In a 14-page order handed down on Friday, U.S. District Judge Barbara Crabb issued the stay pending appeal in response to an emergency request to halt the weddings by Wisconsin Attorney J.B. Van Hollen.
“IT IS ORDERED that defendants’ motion to stay all relief in this case…is GRANTED,” Crabb writes. “The injunction and the declaration shall take effect after the conclusion of any appeals or after the expiration of the deadline for filing an appeal, whichever is later.”
Last week, Crabb ruled the 2006 ban on same-sex marriage in Wisconsin violated the Fourteenth Amendment of the U.S. Constitution. However, she included neither an injunction, nor a stay as part of her decision.
Even without an injunction, as many as 15 counties began granting marriage licenses to same-sex couples, much to the chagrin of Van Hollen, who insisted the ban was still in effect.
In a statement, Van Hollen crowed over the judge’s decision to halt any further same-sex marriage from taking place within the state.
“I am very pleased that Judge Crabb has followed the lead of courts across the country, including the United States Supreme Court, and fully stayed her ruling,” Van Hollen said. “By staying this ruling, she has confirmed that Wisconsin’s law regarding same-sex marriage remains in full force and effect.”
On Monday, Crabb rebuffed an earlier request for a stay, saying she would decide the issue after all parties in the case submitted proposed injunctions in the aftermath of the ruling.
Van Hollen has appealed the case to the U.S. Seventh Circuit of Appeals, which is now one of six federal appeals courts considering the issue of marriage equality.

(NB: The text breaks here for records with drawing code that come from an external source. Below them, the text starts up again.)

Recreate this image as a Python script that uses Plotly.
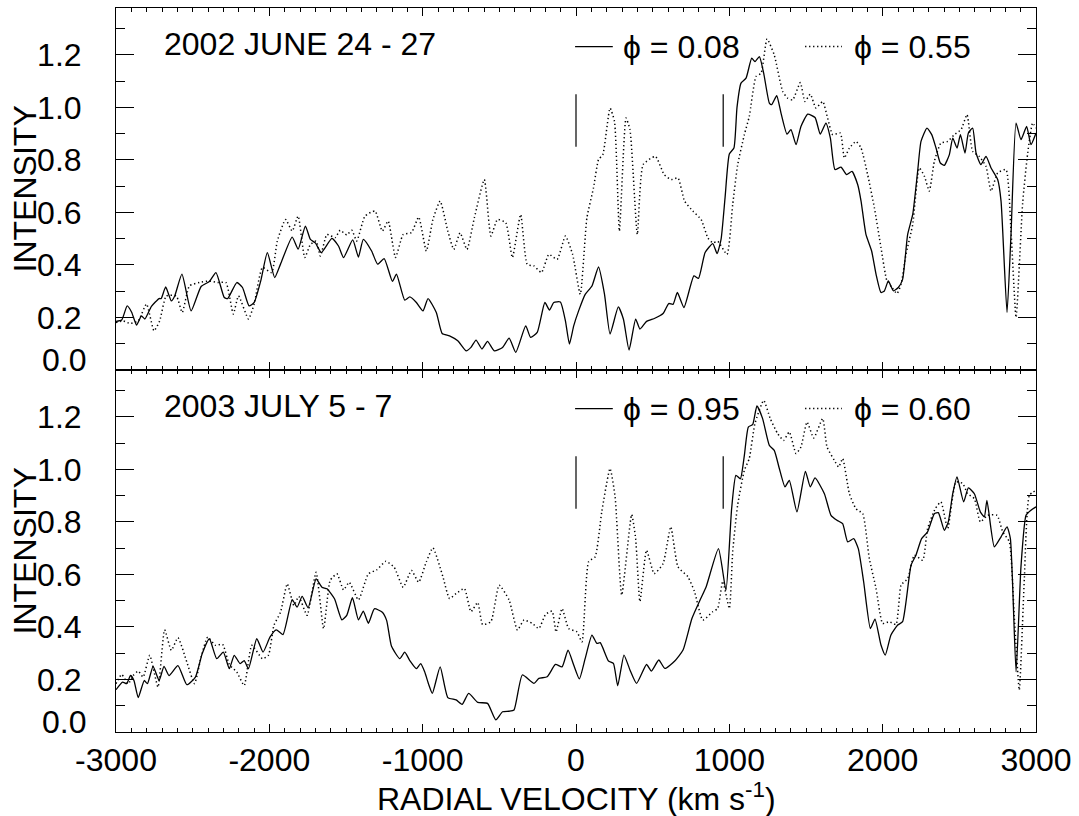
import plotly.graph_objects as go
from plotly.subplots import make_subplots

# ---------------- data ----------------
# 2002 June 24-27, phi = 0.08 (solid)
v_2002_a = [-3000,-2963,-2927,-2898,-2866,-2834,-2812,-2769,-2719,-2705,-2676,-2639,-2617,-2570,-2510,-2445,-2391,-2348,-2294,-2272,
            -2212,-2175,-2132,-2099,-2056,-2013,-1965,-1927,-1851,-1812,-1765,-1732,-1700,-1661,-1592,-1549,-1516,-1456,-1419,-1387,
            -1333,-1294,-1251,-1197,-1171,-1117,-1084,-1041,-998,-965,-911,-873,-825,-771,-717,-685,-652,-613,-577,-533,
            -479,-436,-393,-328,-296,-253,-203,-173,-145,-102,-69,-43,-15,17,60,104,147,186,222,276,
            309,346,389,417,460,514,568,605,633,661,704,769,799,842,892,920,946,972,1000,1030,
            1050,1076,1109,1146,1167,1196,1224,1261,1276,1309,1337,1376,1402,1435,1467,1511,1559,1593,1630,1659,
            1689,1728,1765,1800,1837,1859,1891,1928,1957,1989,2011,2037,2070,2102,2130,2163,2196,2228,2250,2289,
            2320,2348,2376,2402,2435,2457,2485,2507,2537,2559,2587,2609,2641,2674,2707,2750,2772,2811,2837,2870,
            2902,2939,2967,3000]
i_2002_a = [0.185,0.19,0.244,0.22,0.171,0.206,0.194,0.242,0.272,0.272,0.316,0.263,0.282,0.365,0.225,0.318,0.337,0.371,0.276,0.272,
            0.333,0.314,0.244,0.257,0.339,0.447,0.352,0.403,0.506,0.46,0.548,0.497,0.484,0.447,0.501,0.472,0.428,0.495,0.43,0.497,
            0.453,0.403,0.424,0.337,0.365,0.266,0.278,0.257,0.225,0.272,0.219,0.139,0.13,0.111,0.073,0.086,0.114,0.08,0.109,0.073,
            0.086,0.121,0.067,0.168,0.124,0.143,0.257,0.228,0.257,0.259,0.187,0.099,0.168,0.225,0.288,0.32,0.392,0.288,0.137,0.24,
            0.194,0.076,0.194,0.156,0.185,0.197,0.215,0.253,0.25,0.295,0.238,0.358,0.349,0.447,0.481,0.443,0.497,0.655,0.822,0.845,
            1.0,1.092,1.111,1.187,1.174,1.193,1.13,1.016,1.01,1.044,0.978,0.898,0.915,0.858,0.927,0.974,0.961,0.898,0.94,0.883,
            0.763,0.772,0.744,0.756,0.706,0.643,0.516,0.453,0.364,0.295,0.301,0.339,0.301,0.314,0.345,0.516,0.592,0.756,0.87,0.921,
            0.896,0.845,0.788,0.779,0.82,0.883,0.845,0.896,0.826,0.902,0.921,0.826,0.782,0.813,0.769,0.725,0.643,0.219,0.516,0.94,
            0.877,0.927,0.858,0.902]

# 2002 June 24-27, phi = 0.55 (dotted)
v_2002_b = [-3000,-2952,-2909,-2855,-2801,-2752,-2715,-2672,-2607,-2568,-2521,-2456,-2391,-2337,-2283,-2235,-2201,-2136,-2099,-2045,
            -1985,-1948,-1894,-1851,-1812,-1769,-1732,-1695,-1667,-1624,-1570,-1538,-1495,-1462,-1430,-1376,-1311,-1263,-1225,-1177,
            -1127,-1073,-1026,-976,-933,-886,-836,-797,-756,-711,-663,-598,-555,-512,-458,-415,-361,-318,-274,-225,
            -177,-123,-69,-22,28,71,114,147,175,222,251,283,326,352,400,438,518,575,622,665,
            708,762,816,860,892,924,985,1022,1054,1098,1130,1174,1207,1246,1293,1348,1380,1413,1463,1493,
            1528,1565,1609,1641,1674,1724,1750,1783,1826,1859,1902,1946,1989,2028,2061,2093,2120,2152,2196,2239,
            2272,2304,2337,2380,2424,2467,2511,2550,2587,2630,2674,2707,2750,2804,2837,2870,2913,2946,2978,3000]
i_2002_b = [0.181,0.187,0.177,0.187,0.251,0.149,0.187,0.282,0.282,0.219,0.32,0.333,0.339,0.333,0.333,0.213,0.282,0.194,0.251,0.39,
            0.371,0.491,0.573,0.529,0.586,0.428,0.478,0.491,0.434,0.516,0.504,0.532,0.514,0.532,0.491,0.586,0.605,0.529,0.567,0.428,
            0.516,0.523,0.582,0.453,0.573,0.643,0.529,0.459,0.522,0.459,0.579,0.725,0.51,0.573,0.56,0.428,0.592,0.402,0.396,0.371,
            0.44,0.421,0.51,0.44,0.288,0.579,0.693,0.801,0.82,0.997,0.946,0.529,0.959,0.915,0.516,0.782,0.813,0.744,0.725,0.731,
            0.643,0.605,0.573,0.503,0.484,0.49,0.44,0.63,0.78,0.896,0.965,1.117,1.13,1.26,1.199,1.06,1.035,1.028,1.094,1.022,
            1.05,0.997,1.022,0.959,0.896,0.902,0.807,0.845,0.87,0.845,0.744,0.617,0.466,0.339,0.314,0.291,0.326,0.44,0.554,0.769,
            0.738,0.681,0.794,0.864,0.87,0.896,0.915,0.972,0.832,0.813,0.775,0.681,0.75,0.763,0.529,0.2,0.636,0.826,0.94,0.921]

# 2003 July 5-7, phi = 0.95 (solid)
v_2003_a = [-3000,-2957,-2931,-2905,-2883,-2855,-2816,-2795,-2758,-2719,-2687,-2654,-2596,-2538,-2482,-2438,-2391,-2343,-2300,-2261,
            -2229,-2190,-2164,-2136,-2082,-2041,-1996,-1955,-1911,-1851,-1819,-1786,-1747,-1695,-1657,-1624,-1575,-1527,-1495,-1458,
            -1419,-1387,-1354,-1315,-1263,-1235,-1203,-1149,-1117,-1084,-1041,-1013,-987,-960,-937,-886,-836,-782,-743,-700,
            -641,-577,-523,-479,-436,-404,-350,-274,-242,-188,-134,-91,-52,-15,22,60,104,136,158,212,
            244,272,313,352,395,460,492,540,579,644,698,756,812,849,929,978,1015,1043,1072,1098,
            1124,1152,1180,1217,1261,1293,1326,1363,1391,1441,1496,1528,1559,1620,1663,1702,1739,1772,1811,1841,
            1876,1920,1950,1989,2017,2054,2098,2130,2185,2217,2254,2293,2337,2363,2402,2428,2457,2485,2528,2559,
            2598,2637,2663,2680,2728,2772,2811,2833,2870,2902,2935,2967,3000]
i_2003_a = [0.161,0.19,0.184,0.215,0.196,0.131,0.196,0.184,0.25,0.196,0.25,0.215,0.253,0.18,0.209,0.298,0.355,0.279,0.304,0.241,
            0.292,0.26,0.272,0.241,0.355,0.304,0.361,0.389,0.371,0.504,0.475,0.516,0.473,0.583,0.551,0.545,0.507,0.427,0.444,0.511,
            0.427,0.46,0.414,0.469,0.456,0.425,0.326,0.279,0.304,0.272,0.241,0.26,0.229,0.18,0.147,0.248,0.131,0.122,0.105,0.147,
            0.113,0.109,0.046,0.077,0.079,0.084,0.217,0.185,0.204,0.21,0.257,0.248,0.312,0.255,0.202,0.28,0.369,0.337,0.34,0.27,
            0.261,0.176,0.293,0.236,0.185,0.257,0.232,0.274,0.242,0.27,0.312,0.432,0.506,0.553,0.698,0.54,0.85,0.977,0.964,1.053,
            1.161,1.17,1.241,1.193,1.091,1.072,1.003,0.933,0.958,0.838,0.992,0.933,0.967,0.907,0.825,0.806,0.793,0.724,0.736,0.698,
            0.572,0.394,0.43,0.331,0.293,0.369,0.407,0.42,0.635,0.673,0.736,0.762,0.831,0.835,0.768,0.8,0.907,0.971,0.876,0.929,
            0.907,0.838,0.819,0.882,0.705,0.743,0.781,0.736,0.229,0.629,0.825,0.844,0.857]

# 2003 July 5-7, phi = 0.60 (dotted)
v_2003_b = [-3000,-2963,-2920,-2888,-2855,-2823,-2780,-2726,-2683,-2639,-2596,-2538,-2488,-2445,-2402,-2352,-2305,-2261,-2212,-2164,
            -2114,-2045,-2006,-1970,-1927,-1883,-1840,-1808,-1754,-1695,-1646,-1603,-1559,-1516,-1479,-1419,-1354,-1300,-1240,-1186,
            -1127,-1073,-1026,-976,-933,-868,-825,-782,-728,-685,-641,-609,-555,-501,-436,-382,-339,-285,-242,-199,
            -156,-130,-91,-48,6,39,82,125,168,222,255,298,363,389,417,460,510,568,618,665,
            730,773,827,892,924,957,1000,1022,1054,1098,1130,1167,1224,1267,1315,1354,1391,1435,1467,1507,
            1550,1609,1637,1685,1713,1739,1783,1826,1870,1913,1957,2000,2043,2087,2120,2163,2207,2261,2293,2343,
            2380,2424,2478,2522,2554,2598,2637,2685,2746,2783,2826,2859,2891,2924,2957,3000]
i_2003_b = [0.184,0.219,0.184,0.215,0.232,0.209,0.292,0.171,0.389,0.311,0.359,0.266,0.184,0.285,0.361,0.33,0.334,0.257,0.228,0.177,
            0.33,0.279,0.292,0.406,0.456,0.564,0.482,0.516,0.444,0.608,0.393,0.577,0.602,0.541,0.57,0.503,0.602,0.617,0.65,0.627,
            0.551,0.615,0.57,0.648,0.701,0.591,0.508,0.527,0.546,0.458,0.493,0.409,0.42,0.559,0.502,0.388,0.426,0.413,0.394,0.447,
            0.46,0.381,0.47,0.394,0.381,0.343,0.648,0.667,0.838,1.003,0.895,0.521,0.828,0.736,0.496,0.692,0.603,0.641,0.781,0.629,
            0.591,0.534,0.426,0.458,0.47,0.574,0.47,0.686,0.863,0.996,1.041,1.174,1.262,1.193,1.136,1.11,1.142,1.06,1.085,1.18,
            1.119,1.193,1.085,1.034,1.009,1.041,0.907,0.85,0.831,0.66,0.546,0.413,0.42,0.409,0.559,0.584,0.673,0.654,0.774,0.85,
            0.876,0.774,0.952,0.946,0.907,0.888,0.8,0.825,0.825,0.762,0.724,0.432,0.16,0.584,0.901,0.92]

panel_titles = ["2002 JUNE 24 - 27", "2003 JULY 5 - 7"]
solid_labels = ["\u03d5 = 0.08", "\u03d5 = 0.95"]
dotted_labels = ["\u03d5 = 0.55", "\u03d5 = 0.60"]
marker_velocities = [0, 960]
marker_span = [0.85, 1.05]
x_ticks = [-3000, -2000, -1000, 0, 1000, 2000, 3000]
x_ticklabels = ["-3000", "-2000", "-1000", "0", "1000", "2000", "3000"]
y_ticks = [0.0, 0.2, 0.4, 0.6, 0.8, 1.0, 1.2]

# ---------------- figure ----------------
FONT = "Liberation Sans, Arial, Helvetica, sans-serif"
FS = 32
fig = make_subplots(rows=2, cols=1, shared_xaxes=True, vertical_spacing=0)

panels = [(v_2002_a, i_2002_a, v_2002_b, i_2002_b), (v_2003_a, i_2003_a, v_2003_b, i_2003_b)]
DOT = "1.3px,2.7px"
for r, (va, ia, vb, ib) in enumerate(panels, start=1):
    fig.add_trace(go.Scatter(x=va, y=ia, mode="lines", line=dict(color="black", width=1.3, shape="spline", smoothing=0.5),
                             showlegend=False, hoverinfo="skip"), row=r, col=1)
    fig.add_trace(go.Scatter(x=vb, y=ib, mode="lines", line=dict(color="black", width=1.5, dash=DOT, shape="spline", smoothing=0.5),
                             showlegend=False, hoverinfo="skip"), row=r, col=1)
    mx, my = [], []
    for mv in marker_velocities:
        mx += [mv, mv, None]
        my += [marker_span[0], marker_span[1], None]
    fig.add_trace(go.Scatter(x=mx, y=my, mode="lines", line=dict(color="black", width=1.2),
                             showlegend=False, hoverinfo="skip"), row=r, col=1)

xcommon = dict(range=[-3000, 3000], tickmode="array", tickvals=x_ticks, ticktext=x_ticklabels,
               ticks="inside", ticklen=8, tickwidth=1, tickcolor="black",
               showline=True, linecolor="black", linewidth=1, mirror="ticks", showgrid=False, zeroline=False,
               minor=dict(tickmode="linear", tick0=0, dtick=100, ticks="inside", ticklen=4, tickcolor="black",
                          tickwidth=1, showgrid=False),
               tickfont=dict(family=FONT, size=FS, color="black"))
ycommon = dict(range=[0, 1.378], tickmode="array", tickvals=y_ticks, ticktext=[""] + ["%.1f" % t for t in y_ticks[1:]],
               ticks="inside", ticklen=18, tickwidth=1, tickcolor="black",
               showline=True, linecolor="black", linewidth=1, mirror="ticks", showgrid=False, zeroline=False,
               minor=dict(tickmode="linear", tick0=0, dtick=0.1, ticks="inside", ticklen=9, tickcolor="black",
                          tickwidth=1, showgrid=False),
               tickfont=dict(family=FONT, size=FS, color="black"), ticklabelstandoff=27)

fig.update_xaxes(**xcommon)
fig.update_xaxes(showticklabels=False, row=1, col=1)
fig.update_xaxes(ticklabelstandoff=0, row=2, col=1)
fig.update_yaxes(**ycommon)

W, H = 1079, 816
ML, MR, MT, MB = 116, 39, 7, 84
fig.update_layout(width=W, height=H, margin=dict(l=ML, r=MR, t=MT, b=MB, pad=0),
                  paper_bgcolor="white", plot_bgcolor="white",
                  font=dict(family=FONT, size=FS, color="black"))

ann = []
shapes = []
for r in (1, 2):
    xr = "x" if r == 1 else "x2"
    yr = "y" if r == 1 else "y2"
    ann.append(dict(text=panel_titles[r - 1], x=-2701, y=1.24, xref=xr, yref=yr, xanchor="left", yanchor="middle",
                    showarrow=False, font=dict(family=FONT, size=FS, color="black")))
    ann.append(dict(text=solid_labels[r - 1], x=292, y=1.231, xref=xr, yref=yr, xanchor="left", yanchor="middle",
                    showarrow=False, font=dict(family=FONT, size=FS, color="black")))
    ann.append(dict(text=dotted_labels[r - 1], x=1799, y=1.231, xref=xr, yref=yr, xanchor="left", yanchor="middle",
                    showarrow=False, font=dict(family=FONT, size=FS, color="black")))
    # "0.0" tick label, drawn slightly above the axis as in the original
    ann.append(dict(text="0.0", x=0, y=0, xref="paper", yref=yr, xanchor="right", yanchor="middle",
                    xshift=-28, yshift=10, showarrow=False, font=dict(family=FONT, size=FS, color="black")))
    shapes.append(dict(type="line", xref=xr, yref=yr, x0=-6, x1=240, y0=1.231, y1=1.231,
                       line=dict(color="black", width=1.2)))
    shapes.append(dict(type="line", xref=xr, yref=yr, x0=1494, x1=1734, y0=1.231, y1=1.231,
                       line=dict(color="black", width=1.5, dash=DOT)))
    # y-axis titles
    ann.append(dict(text="INTENSITY", xref="paper", yref="paper", x=(25 - ML) / (W - ML - MR),
                    y=0.75 if r == 1 else 0.25, xanchor="center", yanchor="middle", textangle=-90,
                    showarrow=False, font=dict(family=FONT, size=FS, color="black")))

ann.append(dict(text="RADIAL VELOCITY (km s<sup>-1</sup>)", xref="paper", yref="paper", x=0.5,
                y=-(797 - (H - MB)) / (H - MT - MB), xanchor="center", yanchor="middle",
                showarrow=False, font=dict(family=FONT, size=FS, color="black")))

fig.update_layout(annotations=ann, shapes=shapes)
fig.write_html("out.html")
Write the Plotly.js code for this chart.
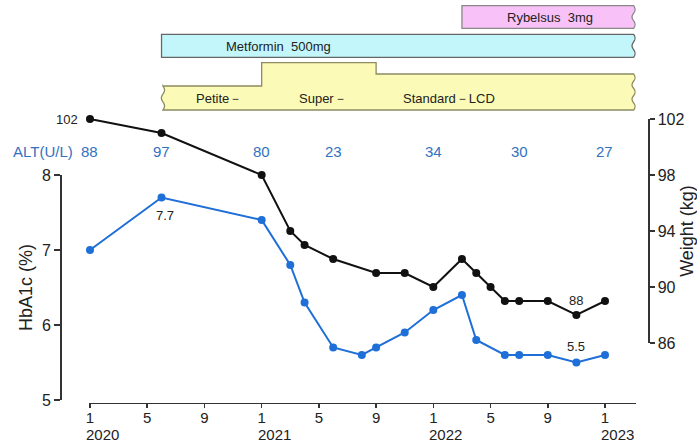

Now that the stay is in effect, a situation is created in Wisconsin along the lines of what happened in Utah and Michigan, where questions linger about whether the same-sex marriages in the state will be recognized by the states and the federal government. In both cases, state officials determined they wouldn’t grant benefits same-sex couples married in those states, although U.S. Attorney General Eric Holder determined they would be valid in the eyes of the federal government.